**Data extract**
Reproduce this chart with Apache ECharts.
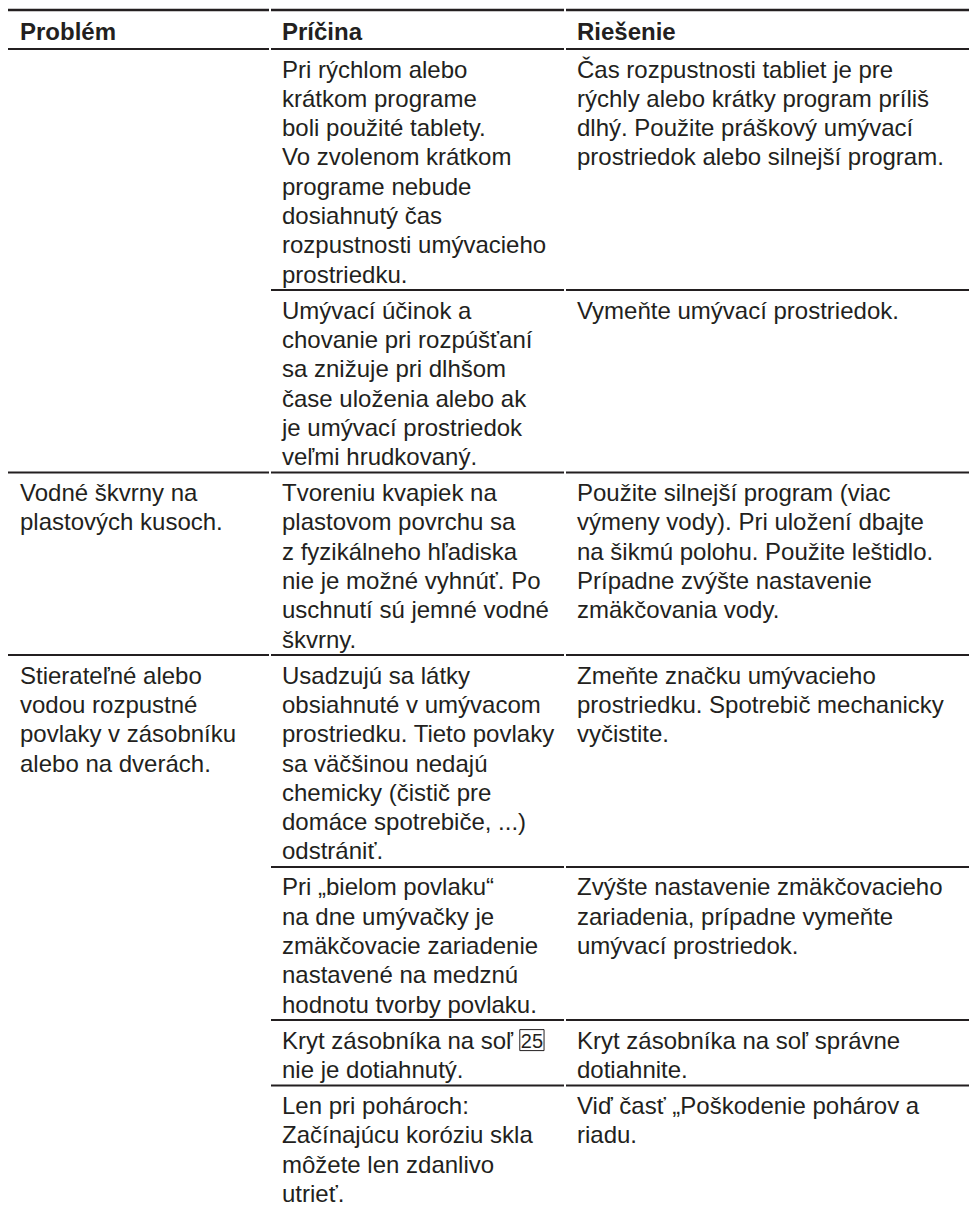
<!DOCTYPE html>
<html><head><meta charset="utf-8">
<script src="https://cdn.jsdelivr.net/npm/echarts@6/dist/echarts.min.js"></script>
<style>html,body{margin:0;padding:0;background:#fff}#c{width:969px;height:1214px}</style>
</head><body><div id="c"></div>
<script>
// ---- table content ----
const headers = ['Problém', 'Príčina', 'Riešenie'];

// column 1 text per row (null = merged with the row above)
const problemLines = [
  [],
  null,
  ['Vodné škvrny na', 'plastových kusoch.'],
  ['Stierateľné alebo', 'vodou rozpustné', 'povlaky v zásobníku', 'alebo na dverách.'],
  null,
  null,
  null
];

const causeLines = [
  ['Pri rýchlom alebo', 'krátkom programe', 'boli použité tablety.', 'Vo zvolenom krátkom', 'programe nebude', 'dosiahnutý čas', 'rozpustnosti umývacieho', 'prostriedku.'],
  ['Umývací účinok a', 'chovanie pri rozpúšťaní', 'sa znižuje pri dlhšom', 'čase uloženia alebo ak', 'je umývací prostriedok', 'veľmi hrudkovaný.'],
  ['Tvoreniu kvapiek na', 'plastovom povrchu sa', 'z fyzikálneho hľadiska', 'nie je možné vyhnúť. Po', 'uschnutí sú jemné vodné', 'škvrny.'],
  ['Usadzujú sa látky', 'obsiahnuté v umývacom', 'prostriedku. Tieto povlaky', 'sa väčšinou nedajú', 'chemicky (čistič pre', 'domáce spotrebiče, ...)', 'odstrániť.'],
  ['Pri „bielom povlaku“', 'na dne umývačky je', 'zmäkčovacie zariadenie', 'nastavené na medznú', 'hodnotu tvorby povlaku.'],
  ['Kryt zásobníka na soľ {box|25}', 'nie je dotiahnutý.'],
  ['Len pri pohároch:', 'Začínajúcu koróziu skla', 'môžete len zdanlivo', 'utrieť.']
];

const solutionLines = [
  ['Čas rozpustnosti tabliet je pre', 'rýchly alebo krátky program príliš', 'dlhý. Použite práškový umývací', 'prostriedok alebo silnejší program.'],
  ['Vymeňte umývací prostriedok.'],
  ['Použite silnejší program (viac', 'výmeny vody). Pri uložení dbajte', 'na šikmú polohu. Použite leštidlo.', 'Prípadne zvýšte nastavenie', 'zmäkčovania vody.'],
  ['Zmeňte značku umývacieho', 'prostriedku. Spotrebič mechanicky', 'vyčistite.'],
  ['Zvýšte nastavenie zmäkčovacieho', 'zariadenia, prípadne vymeňte', 'umývací prostriedok.'],
  ['Kryt zásobníka na soľ správne', 'dotiahnite.'],
  ['Viď časť „Poškodenie pohárov a', 'riadu.']
];

// ---- layout ----
const colX = [8, 270, 565, 969];
const padX = 12;
const topLineY = 10;
const headerLineY = 49;
const headerTextY = 31.5;
const lineH = 29.3;
const padTop = 20;
const padBottom = 16;
const textColor = '#231f20';
const fontFamily = 'Liberation Sans, Arial, Helvetica, sans-serif';
const fontSize = 24;

const graphics = [];

function hline(y, x1, x2, w) {
  graphics.push({
    type: 'line', silent: true,
    shape: { x1: x1, y1: y, x2: x2, y2: y },
    style: { stroke: textColor, lineWidth: w }
  });
}
function segLine(y, fromCol, w) {
  for (let c = fromCol; c < 3; c++) {
    hline(y, colX[c] + (c > 0 ? 1 : 0), colX[c + 1] - (c < 2 ? 1 : 0), w);
  }
}
function text(str, x, y, bold) {
  graphics.push({
    type: 'text', silent: true,
    style: {
      text: str, x: x, y: y,
      fill: textColor,
      fontSize: fontSize, fontFamily: fontFamily,
      fontWeight: bold ? 'bold' : 'normal',
      align: 'left', verticalAlign: 'middle',
      rich: {
        box: {
          fontSize: 20, fontFamily: fontFamily, fill: textColor,
          borderColor: textColor, borderWidth: 1,
          padding: [1, 1, 0, 1], lineHeight: 21
        }
      }
    }
  });
}

// header
segLine(topLineY, 0, 2.5);
headers.forEach((h, c) => text(h, colX[c] + padX, headerTextY, true));
segLine(headerLineY, 0, 2.2);

// body rows
let y = headerLineY;
for (let r = 0; r < causeLines.length; r++) {
  const p = problemLines[r];
  const n = Math.max(causeLines[r].length, solutionLines[r].length, p ? p.length : 0);
  const cols = [p, causeLines[r], solutionLines[r]];
  cols.forEach((lines, c) => {
    if (!lines) return;
    lines.forEach((s, i) => text(s, colX[c] + padX, y + padTop + i * lineH, false));
  });
  const bottom = y + padTop + (n - 1) * lineH + padBottom;
  if (r < causeLines.length - 1) {
    const nextOwnsCol1 = problemLines[r + 1] !== null;
    segLine(bottom, nextOwnsCol1 ? 0 : 1, 2);
  }
  y = bottom;
}

const chart = echarts.init(document.getElementById('c'), null, { renderer: 'svg' });
chart.setOption({ animation: false, graphic: { elements: graphics } });
</script>
</body></html>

**Objective**
Identify every line above that includes the word "with", and show those lines.

**Final answer**
Reproduce this chart with Apache ECharts.
// column 1 text per row (null = merged with the row above)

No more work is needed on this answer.